Golden wedding anniversaries get the press, but sometimes there’s a different chapter to the happily-ever-after story. Divorce among adults 65-plus – some in their original, long-term marriage – is on the rise.
“The perception is that older people don’t get divorced,” says researcher Susan L. Brown, PhD, a professor of sociology at Bowling Green State University in Ohio.
She’s discovered that they do – and in growing numbers. From 1980 to 2008, she found, divorce among men 65 and older doubled from 5 to 10 percent. Among women 65 and and older, it tripled, from 4 to 12 percent.
In 2010, 1 of every 20 people in the US who got divorced was 65-plus, Brown has found, using Census Bureau data.
The trend for senior divorce isn’t nearly as strong as it is among Baby Boomers age 50 to 64, whose divorce rate is more than four times that of those 65-plus. Still, those seniors are a substantial part of the what’s being called the “gray divorce” trend. And these splits can take family and friends by surprise.
Why Split After 65?
What’s going on in the marriages of those 65 and older?
“For many of these couples it’s about drifting apart,” Brown says, rather than a deal-breaking event such as an affair. “We are not the same person we were at 25 or 45. Some of these turning points – such as empty nest – can be pauses that cause us to reflect on where we are in our lives and if this is where we expect to be in our lives,” she says.

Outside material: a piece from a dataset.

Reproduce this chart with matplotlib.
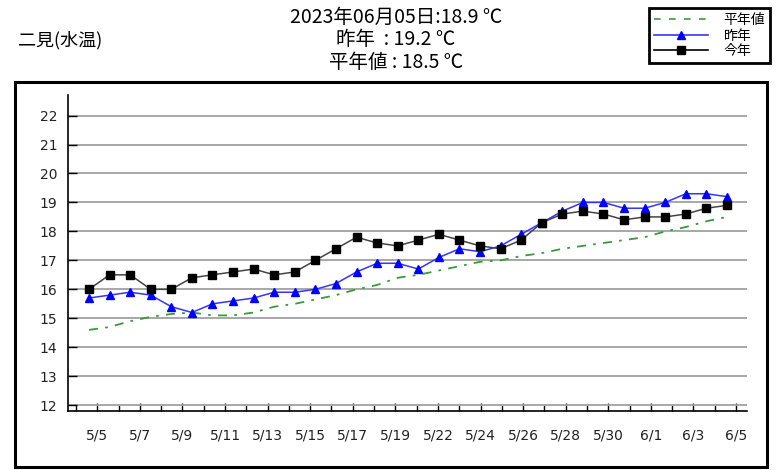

These days, Brown says, a 65-year-old can expect to live 20 or more years. That’s a long time to feel dissatisfied.
Many others are in remarriages that didn’t work. “For the 65-plus in a remarriage, their divorce rate is more than three times higher than those in the first marriage,” Brown says.
According to Brown, those who remarried later had a smaller pool to choose from than the first time. They may have compromised – and now regret it. Blended families can also prove too stressful.
Those who have been divorced in the past know it’s difficult, but also know that life goes on, she says.
Their mindset is different than those who hang in for decades with their first marriage, even if it’s not great. Among those in a first marriage who do not divorce, “A good share are dissatisfied, but not willing to get a divorce for personal, financial or religious reasons,” Brown says.
Life at 65 and Solo
Once divorced, older men tend to have a more difficult time emotionally than do older women, especially if they don’t remarry, says Leslie Martin, Ph.D. professor and chair of psychology at La Sierra University in Riverside, Ca.
That’s due to women typically having a larger social support network, she says.
Divorced or not, social connections are vital to improving older adults’ health and well-being, Martin found. With Howard Friedman, Ph.D., Martin has co-authored “The Longevity Project,” a book on the findings from an 80-year study of 1,500 Americans – what affects their life expectancy and health.
Those unmarried older people who reached out, taking time to make a phone call and talk with family and friends regularly, and who stayed involved in the community, did better, she says.
Is online as good? Martin says they didn’t study that. “My guess would be that if you are pretty isolated, however you can reach out and connect is going to be beneficial,” she says. However, ”if you already have contacts in person, giving those up to go online is probably not such a good idea.”